Because these variables are stored across multiple columns rather than as values in a single variable column, the dataset is not in tidy format.

Planned Transformation

To tidy this dataset, the wide structure will be converted into a long format where:

energy type becomes a categorical variable
country becomes a variable
generation values are stored in a single column
time remains as an index variable

This transformation will allow the dataset to be analyzed more easily using grouping and visualization tools.

The main transformation will again use pivot_longer() to reshape the data.

Planned Analysis

After tidying the data, the following analyses will be performed:

Comparing renewable energy production across energy sources
Comparing renewable energy output between countries
Examining how renewable energy generation changes over time

These analyses will help illustrate differences in renewable energy usage and trends across countries and technologies.

Dataset 3: World GDP by Country (1960–2022)

Data Source

Dataset: World GDP by Country (1960–2022) Source: Kaggle Link: https://www.kaggle.com/datasets/annafabris/world-gdp-by-country-1960-2022

This dataset contains the gross domestic product (GDP) values for many countries across multiple years.

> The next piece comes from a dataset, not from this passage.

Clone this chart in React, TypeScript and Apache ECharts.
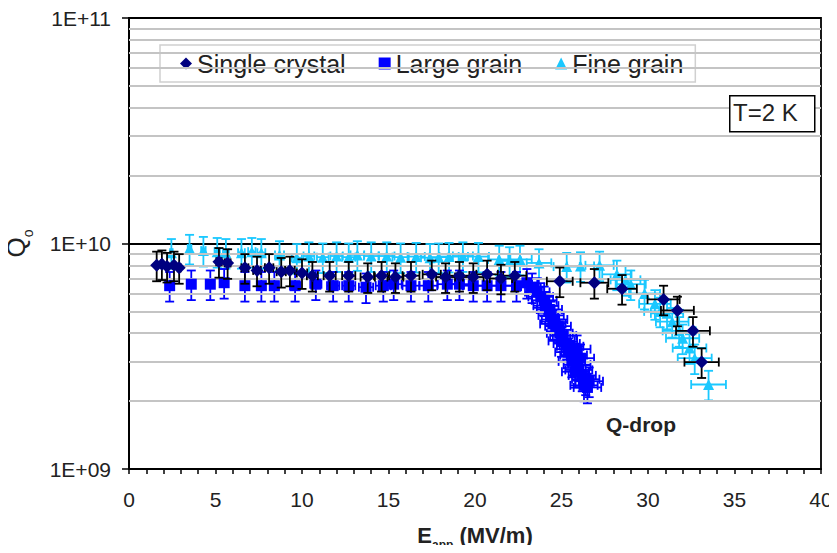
import React, { useEffect, useRef } from "react";
import * as echarts from "echarts";

// Accelerating field E_acc (MV/m) and Q0 (in units of 1e9)
const singleE = [1.6, 1.9, 2.2, 2.6, 2.9, 5.2, 5.7, 6.7, 7.4, 8.1, 8.8, 9.3, 10.0, 10.6, 11.6, 12.7, 13.8, 14.6, 15.4, 16.3, 17.5, 18.3, 19.1, 19.9, 20.7, 21.5, 22.3, 24.9, 26.9, 28.5, 30.9, 31.7, 32.6, 33.1];
const singleQ = [8.0, 8.1, 7.9, 8.0, 7.8, 8.3, 8.2, 7.8, 7.6, 7.8, 7.5, 7.6, 7.4, 7.2, 7.2, 7.2, 7.1, 7.2, 7.1, 7.2, 7.3, 7.1, 7.2, 7.1, 7.3, 7.0, 7.2, 6.8, 6.7, 6.3, 5.65, 5.05, 4.1, 2.98];

const largeE = [2.35, 3.6, 4.7, 5.5, 6.7, 7.65, 8.4, 9.6, 10.8, 11.8, 12.7, 13.7, 14.7, 15.3, 16.3, 17.3, 18.4, 19.1, 19.9, 20.7, 21.5, 22.4, 23.0, 23.3, 23.6, 23.8, 24.0, 24.1, 24.3, 24.4, 24.6, 24.5, 24.8, 24.9, 25.1, 25.0, 25.3, 25.5, 25.4, 25.7, 25.9, 25.6, 25.9, 26.1, 26.0, 26.2, 25.8, 26.4, 26.3, 26.6, 26.5];
const largeQ = [6.5, 6.6, 6.6, 6.7, 6.5, 6.5, 6.5, 6.5, 6.6, 6.5, 6.5, 6.4, 6.5, 6.6, 6.5, 6.5, 6.6, 6.6, 6.5, 6.5, 6.5, 6.5, 6.7, 6.4, 6.1, 5.8, 5.6, 5.3, 5.1, 4.8, 4.6, 4.4, 4.3, 4.0, 3.9, 3.7, 3.6, 3.5, 3.3, 3.2, 3.4, 3.0, 2.9, 3.1, 2.75, 2.6, 2.7, 2.5, 2.35, 2.45, 2.3];

const fineE = [2.45, 3.5, 4.3, 5.1, 5.6, 6.5, 7.1, 7.65, 8.7, 9.7, 10.4, 11.2, 12.0, 12.7, 13.2, 14.0, 14.9, 15.7, 16.6, 17.4, 17.9, 18.5, 19.3, 20.2, 21.4, 22.0, 22.6, 23.7, 25.3, 26.1, 27.2, 28.2, 28.7, 29.0, 29.8, 30.4, 30.7, 31.1, 31.4, 31.8, 32.0, 32.4, 32.7, 33.5];
const fineQ = [9.1, 9.5, 9.3, 9.2, 9.1, 9.1, 9.2, 9.1, 8.9, 8.65, 8.8, 8.7, 8.8, 8.7, 8.9, 8.8, 8.8, 8.7, 8.75, 8.65, 8.7, 8.75, 8.8, 8.75, 8.5, 8.37, 8.5, 8.2, 7.9, 7.95, 8.0, 7.3, 6.9, 6.6, 6.0, 5.4, 5.0, 4.9, 4.5, 4.1, 3.8, 3.44, 3.1, 2.37];

const Q_UNIT = 1e9;
// relative uncertainties
const relErrE = 0.03;
const relErrQ = 0.15;

const minorGridQ = [2e9, 3e9, 4e9, 5e9, 6e9, 7e9, 8e9, 9e9, 2e10, 3e10, 4e10, 5e10, 6e10, 7e10, 8e10, 9e10];

const seriesNames = ["Single crystal", "Large grain", "Fine grain"];

const FONT = "'Liberation Sans', Arial, sans-serif";

function toData(E: number[], Q: number[]) {
  return E.map((e, i) => [e, Q[i] * Q_UNIT]);
}

function errorBarSeries(name: string, data: number[][], color: string, z: number) {
  return {
    type: "custom",
    name,
    z,
    silent: true,
    data,
    encode: { x: 0, y: 1 },
    renderItem: (_p: any, api: any) => {
      const x = api.value(0);
      const y = api.value(1);
      const l = api.coord([x * (1 - relErrE), y]);
      const r = api.coord([x * (1 + relErrE), y]);
      const b = api.coord([x, y * (1 - relErrQ)]);
      const t = api.coord([x, y * (1 + relErrQ)]);
      const c = 4.5;
      const style = { stroke: color, lineWidth: 1.8, fill: null };
      return {
        type: "group",
        children: [
          { type: "line", shape: { x1: l[0], y1: l[1], x2: r[0], y2: r[1] }, style },
          { type: "line", shape: { x1: l[0], y1: l[1] - c, x2: l[0], y2: l[1] + c }, style },
          { type: "line", shape: { x1: r[0], y1: r[1] - c, x2: r[0], y2: r[1] + c }, style },
          { type: "line", shape: { x1: b[0], y1: b[1], x2: t[0], y2: t[1] }, style },
          { type: "line", shape: { x1: b[0] - c, y1: b[1], x2: b[0] + c, y2: b[1] }, style },
          { type: "line", shape: { x1: t[0] - c, y1: t[1], x2: t[0] + c, y2: t[1] }, style },
        ],
      };
    },
  };
}

export default function App() {
  const ref = useRef<HTMLDivElement>(null);
  useEffect(() => {
    if (!ref.current) return;
    const chart = echarts.init(ref.current, undefined, { renderer: "svg" });
    const sData = toData(singleE, singleQ);
    const lData = toData(largeE, largeQ);
    const fData = toData(fineE, fineQ);
    const navy = "#000080";
    const blue = "#0000FF";
    const cyan = "#1AC8FF";
    chart.setOption({
      animation: false,
      backgroundColor: "#fff",
      grid: {
        left: 129,
        right: 16,
        top: 18,
        bottom: 84,
        containLabel: false,
        outerBoundsMode: "none",
        show: true,
        borderColor: "#000",
        borderWidth: 1.8,
        backgroundColor: "transparent",
      },
      legend: {
        data: [
          { name: seriesNames[0], icon: "diamond" },
          { name: seriesNames[1], icon: "rect" },
          { name: seriesNames[2], icon: "triangle" },
        ],
        left: 160,
        top: 45,
        itemWidth: 12,
        itemHeight: 12,
        itemGap: 33,
        padding: [6, 12, 6, 20],
        borderColor: "#d0d0d0",
        borderWidth: 1.5,
        backgroundColor: "#fff",
        textStyle: { fontFamily: FONT, fontSize: 25, color: "#222" },
      },
      xAxis: {
        type: "value",
        min: 0,
        max: 40,
        interval: 5,
        name: "{e|E}{s|app}{e| (MV/m)}",
        nameLocation: "middle",
        nameGap: 55,
        nameTextStyle: {
          rich: {
            e: { fontFamily: FONT, fontSize: 22, fontWeight: "bold", color: "#222", lineHeight: 23, verticalAlign: "top" },
            s: { fontFamily: FONT, fontSize: 12, fontWeight: "bold", color: "#222", lineHeight: 27, verticalAlign: "bottom" },
          },
        },
        axisLine: { lineStyle: { color: "#000", width: 2 } },
        axisTick: { show: true, length: 5, lineStyle: { color: "#000", width: 1.5 } },
        minorTick: { show: true, splitNumber: 5, length: 5, lineStyle: { color: "#000", width: 1.5 } },
        splitLine: { show: false },
        axisLabel: { fontFamily: FONT, fontSize: 21, color: "#222", margin: 20 },
      },
      yAxis: {
        type: "log",
        logBase: 10,
        min: 1e9,
        max: 1e11,
        name: "{q|Q}{s|o}",
        nameLocation: "middle",
        nameRotate: 90,
        nameGap: 94,
        nameTextStyle: {
          rich: {
            q: { fontFamily: FONT, fontSize: 26, color: "#222", lineHeight: 26, verticalAlign: "top" },
            s: { fontFamily: FONT, fontSize: 14, color: "#222", lineHeight: 32, verticalAlign: "bottom" },
          },
        },
        axisLine: { show: true, lineStyle: { color: "#000", width: 2 } },
        axisTick: { show: true, length: 7, lineStyle: { color: "#000", width: 1.5 } },
        splitLine: { show: true, lineStyle: { color: "#000", width: 2 } },
        axisLabel: {
          fontFamily: FONT,
          fontSize: 21,
          color: "#222",
          margin: 18,
          formatter: (v: number) => {
            const p = Math.round(Math.log10(v));
            return "1E+" + (p < 10 ? "0" + p : String(p));
          },
        },
      },
      series: [
        {
          type: "line",
          name: "grid",
          data: [],
          silent: true,
          z: 1,
          markLine: {
            silent: true,
            symbol: ["none", "none"],
            label: { show: false },
            lineStyle: { color: "#c4c4c4", width: 1.8, type: "solid" },
            data: minorGridQ.map((v) => ({ yAxis: v })),
          },
        },
        errorBarSeries("fine-err", fData, cyan, 2),
        {
          type: "scatter",
          name: seriesNames[2],
          data: fData,
          symbol: "triangle",
          symbolSize: 11,
          itemStyle: { color: cyan, opacity: 1 },
          z: 3,
        },
        errorBarSeries("large-err", lData, blue, 4),
        {
          type: "scatter",
          name: seriesNames[1],
          data: lData,
          symbol: "rect",
          symbolSize: 11,
          itemStyle: { color: blue, opacity: 1 },
          z: 5,
        },
        errorBarSeries("single-err", sData, "#000", 6),
        {
          type: "scatter",
          name: seriesNames[0],
          data: sData,
          symbol: "diamond",
          symbolSize: 13,
          itemStyle: { color: navy, opacity: 1 },
          z: 7,
        },
      ],
      graphic: [
        {
          type: "rect",
          left: 729,
          top: 95,
          shape: { width: 85, height: 36 },
          style: { fill: "#fff", stroke: "#000", lineWidth: 1.5 },
          z: 10,
        },
        {
          type: "text",
          left: 733,
          top: 100,
          style: { text: "T=2 K", fontFamily: FONT, fontSize: 24, fill: "#222" },
          z: 11,
        },
        {
          type: "text",
          left: 606,
          top: 414,
          style: { text: "Q-drop", fontFamily: FONT, fontSize: 21, fontWeight: "bold", fill: "#222" },
          z: 11,
        },
      ],
    });
    return () => chart.dispose();
  }, []);
  return <div ref={ref} style={{ width: 837, height: 553, margin: -8 }} />;
}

Each country has GDP values listed for many different years within the same row.

Structure Before Tidying

The dataset stores each year as a separate column, which results in a wide structure. Instead of having a variable representing the year, the years appear as column names.

For example:

Country	1960	1961	1962	1963	…
USA	value	value	value	value	…
France	value	value	value	value	…
Japan	value	value	value	value	…

This format violates tidy data principles because the year variable is encoded as column headers rather than as a variable within the dataset.

Planned Transformation

The dataset will be transformed into tidy format by converting the year columns into a single year variable and placing GDP values into a corresponding gdp column.

This will be accomplished using pivot_longer().

The resulting tidy structure will resemble:

country | year | gdp |

This format allows the dataset to be easily analyzed and visualized using standard data analysis tools.

Planned Analysis

Once the dataset is tidy, the analysis will focus on economic trends across countries.

Possible analyses include:

Comparing GDP growth between countries
Calculating average GDP over time
Identifying countries with the fastest economic growth
Visualizing GDP trends using time series plots

Reproducibility Plan

All data transformations and analyses will be implemented in a Quarto Markdown file using the tidyr, dplyr, and ggplot2 packages in R.

The workflow will follow these steps for each dataset:

Import the raw wide-format dataset from a CSV file.
Inspect the structure of the raw dataset.
Apply pivot_longer() and other dplyr transformations to create a tidy dataset.
Perform analysis using the tidy dataset.
Create summary tables and visualizations using ggplot2.

All code will be fully reproducible and executable from a clean R session.

Expected Outcome

By completing these transformations, the project will demonstrate how wide-format datasets commonly encountered in real-world data sources can be reshaped into tidy structures suitable for analysis.

The resulting tidy datasets will allow more flexible analysis, easier visualization, and clearer interpretation of trends in vaccination progress, renewable energy generation, and economic growth across countries.

Conclusion

This project outlines an approach for transforming three real-world datasets from wide format into tidy format using the tidyr and dplyr packages in R. The selected datasets include COVID-19 vaccination progress, renewable energy capacity time series, and GDP by country across multiple years. Each dataset contains structural issues that make analysis difficult in their raw wide format.

By applying reproducible transformation pipelines such as pivot_longer(), these datasets will be converted into tidy structures that support efficient analysis and visualization. Once the datasets are properly structured, meaningful analyses can be performed to compare vaccination progress across countries, examine renewable energy generation patterns, and analyze GDP growth trends over time.

This approach ensures that all transformations and analyses will be reproducible, transparent, and aligned with tidy data principles.